M Yusuf, Kepala PPATK mengatakan, sampai saat ini belum ada satu profesi, penyedia jasa keuangan atau penyedia barang dan jasa pun yang melaporkan adanya transaksi mencurigakan yang mereka temukan ke lembaganya.
Padahal, kewajiban itu sudah dituangkan dalam PP No. 43 Tahun 2015 tentang Pihak Pelapor Dalam Pencegahan dan Pemberantasan Tindak Pidana Pencucian Uang. PP tesebut sudah diteken Presiden Joko Widodo sejak pertengahan tahun 2015 lalu.
"Sudah jalan, tapi memang belum ada yang lapor," katanya.
Pemerintah melalui PP No. 43 Tahun 2015 memberlakukan kewajiban lapor atas transaksi keuangan yang mencurigakan kepada sejumlah pihak.
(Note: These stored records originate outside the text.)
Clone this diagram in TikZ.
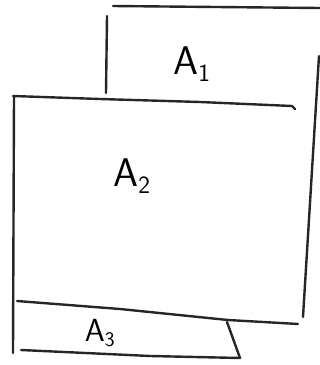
\documentclass[tikz,border=0pt]{standalone}
\usetikzlibrary{positioning}

\begin{document}
\begin{tikzpicture}[
    x=1pt, y=-1pt,
    stroke/.style={line width=2.4pt, line cap=round, line join=round, black!85},
    sheetlabel/.style={font=\fontsize{40}{40}\selectfont\sffamily, inner sep=0pt}
]

% Frame
\useasboundingbox (0,0) rectangle (320,365);

% Sheet A1 (back)
\draw[stroke] (113,6) -- (320,8);
\draw[stroke] (107,16) -- (106,93);
\draw[stroke] (319,56) -- (303,317);
\node[sheetlabel] (a1) at (192,64) {A$_{\mathsf{1}}$};

% Sheet A2 (middle)
\draw[stroke] (13,96) -- (100,99) -- (200,102) -- (292,106) -- (295,109);
\draw[stroke] (14,96) -- (13,353);
\draw[stroke] (17,301) -- (120,309) -- (228,320) -- (298,324);
\node[sheetlabel] (a2) at (132,176) {A$_{\mathsf{2}}$};

% Sheet A3 (front)
\draw[stroke] (227,322) -- (240,358);
\draw[stroke] (21,350) -- (150,356) -- (240,358);
\node[sheetlabel, font=\fontsize{32}{32}\selectfont\sffamily] (a3) at (100,333) {A$_{\mathsf{3}}$};

\end{tikzpicture}
\end{document}
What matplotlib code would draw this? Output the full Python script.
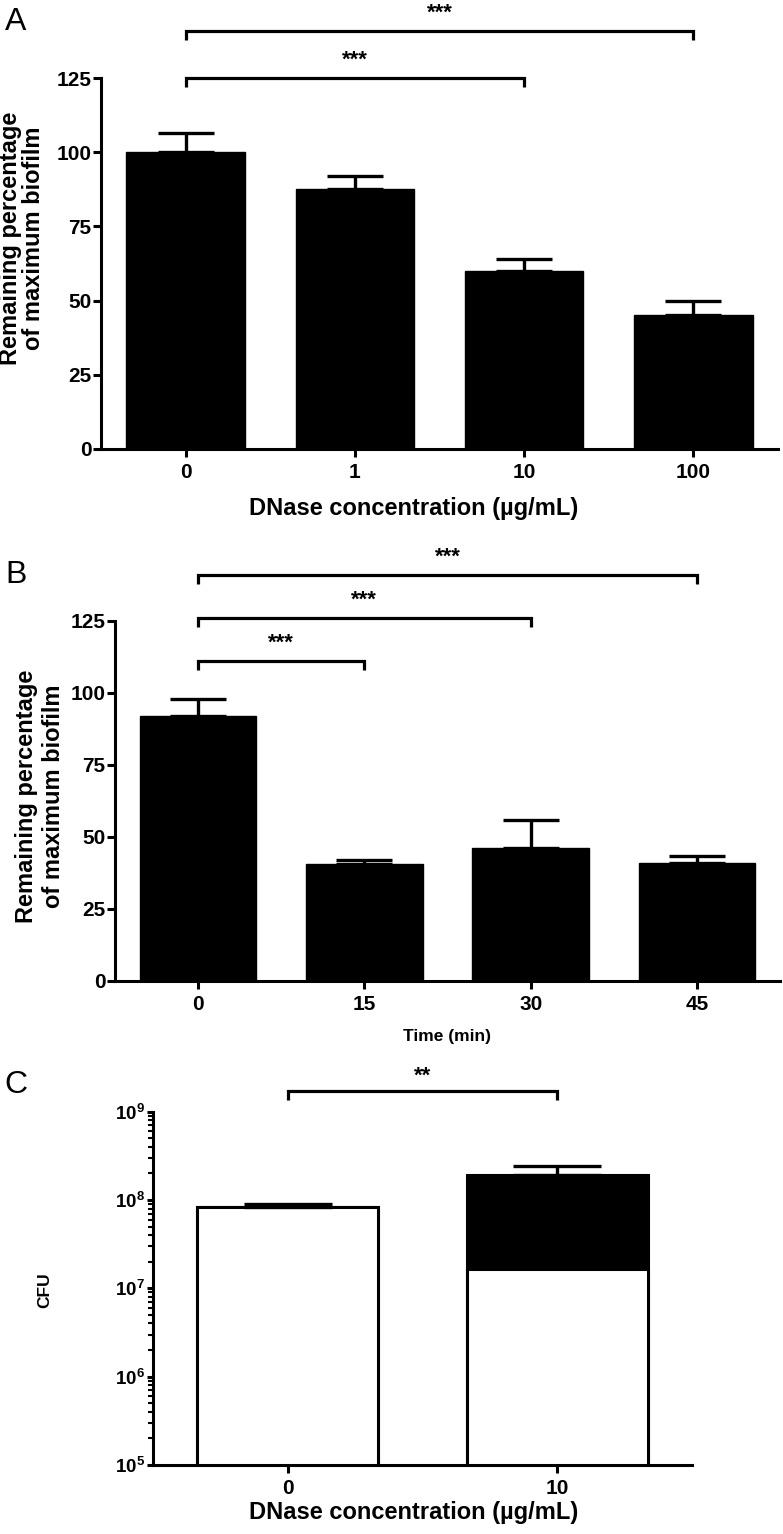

Pertama, penyedia jasa keuangan, seperti; bank, dana pensiun, hingga perusahaan pengiriman uang.
Kedua, penyedia barang atau jasa, seperti; pengembang properti, diler kendaraan bermotor, toko emas dan permata hingga balai lelang. Ketiga, penyedia jasa keuangan lainnya, seperti; modal ventura, koperasi hingga lembaga pembiayaan ekspor.
Keempat, profesional, seperti advokat, notaris, akuntan, hingga perencana keuangan. Kewajiban tersebut dibuat salah satunya untuk mempersempit ruang gerak praktik pencucian uang.
Agus Santoso, Wakil Kepala PPATK kepada KONTAN beberapa waktu lalu mengatakan, pemberian kewajiban tersebut tidak berjalan mulus. Ada keberatan dari sejumlah asosiasi terkait pemberlakuan kewajiban tersebut. Salah satunya datang dari asosiasi pengacara.
Mereka kata Agus, menggugat PP tersebut ke Mahkamah Agung karena merasa aturan tersebut bertentangan dengan kerahasiaan jabatan pengacara. Yusuf mengatakan, gugatan tersebut saat ini sudah ditarik.